I have seen with my own eyes such marvelous changes of moral and spiritual character that I despair of none. I could, if it were fitting, point out those who were once unchaste women who are now pure as the driven snow, and blaspheming men who now delight all around them by their intense devotion. Thieves are made honest, drunkards sober, liars truthful, and scoffers zealous. Wherever the grace of God has appeared to a man it has trained him to deny ungodliness and worldly lusts, and to live soberly, righteously, and godly in this present evil world: and, dear reader, it will do the same for you. “I cannot make this change,” says one. Who said you could? The Scripture which we have quoted speaks not of what man will do, but of what God will do. It is God’s promise, and it is for him to fulfill his own engagements. Trust you in him to fulfill his Word to you, and it will be done.

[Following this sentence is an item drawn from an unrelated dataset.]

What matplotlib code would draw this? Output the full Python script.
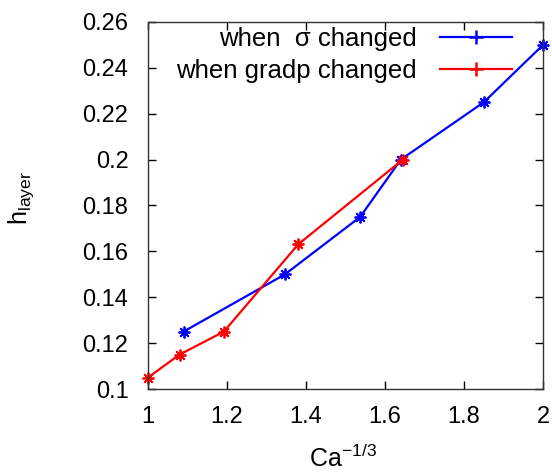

“But how is it to be done?”
What business is that of yours? Must the Lord explain his methods before you will believe him? The Lord’s working in this matter is a great mystery: the Holy Ghost performs it. He who made the promise has the responsibility of keeping the promise, and he is equal to the occasion. God, who promises this marvelous change, will assuredly carry it out in all who receive Jesus, for to all such he gives power to become the Sons of God (John 1:12). Oh that you would believe it! Oh that you would do the gracious Lord the justice to believe that he can and will do this for you, great miracle though it will be! Oh that you would believe that God cannot lie (Titus 1:2)! Oh that you would trust him for a new heart, and a right spirit, for he can give them to you! May the Lord give you faith in his promise, faith in his Son, faith in the Holy Spirit, and faith in himself, and to Him shall be praise and honor and glory for ever and ever (1Peter 1:7)! Amen.